W PRL-u popularne były także kosmetyki i środki czystości firmy Pollena, która powstała w latach 40. XX wieku. Tuż po wojnie przedsiębiorstwo przedstawiło klientom swoją pierwszą zasypkę dla dzieci i rozszerzało swoją ofertę o mydlane proszki do prania, proszek do mycia naczyń czy pasty do butów. W 1954 roku na sklepowe półki trafiło "mydło powszechne", które produkowane jest do dziś pod nazwą Biały Jeleń. Firma Pollena produkowała także wodę brzozową, która uznawana była za skuteczny środek na łupież, który jednocześnie wzmacniał włosy i nadawał im blasku.
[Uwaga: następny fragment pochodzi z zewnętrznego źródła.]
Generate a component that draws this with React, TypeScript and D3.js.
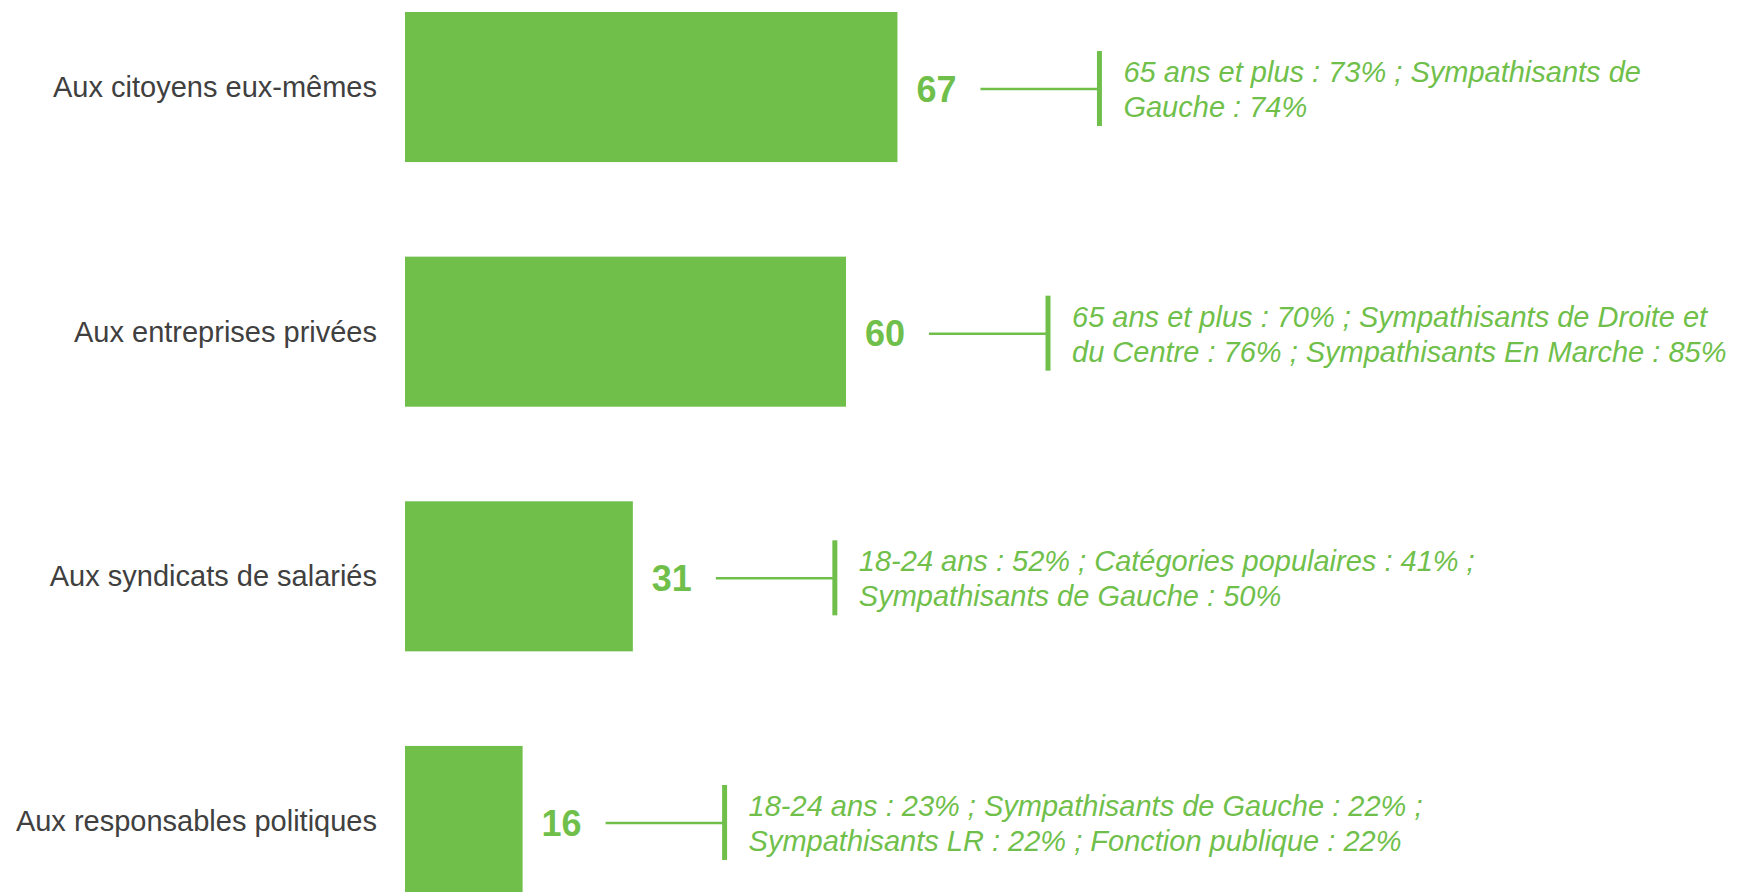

Proszki do prania Pollena Fot. Mirosław Noworyta / Agencja Wyborcza.pl
Perfumy Być Może, podobnie jak Pani Walewska, były tworem krakowskiej firmy Miraculum, która chciała zapewnić kobietom odrobinę luksusu nawet w trudnych czasach PRL. Cieszyły się one tak dużą popularnością, że firma wypuściła aż pięć różnych wariantów zapachowych, które miały przywodzić na myśl Paryż, Rzym, Londyn, Tokio i Nowy Jork.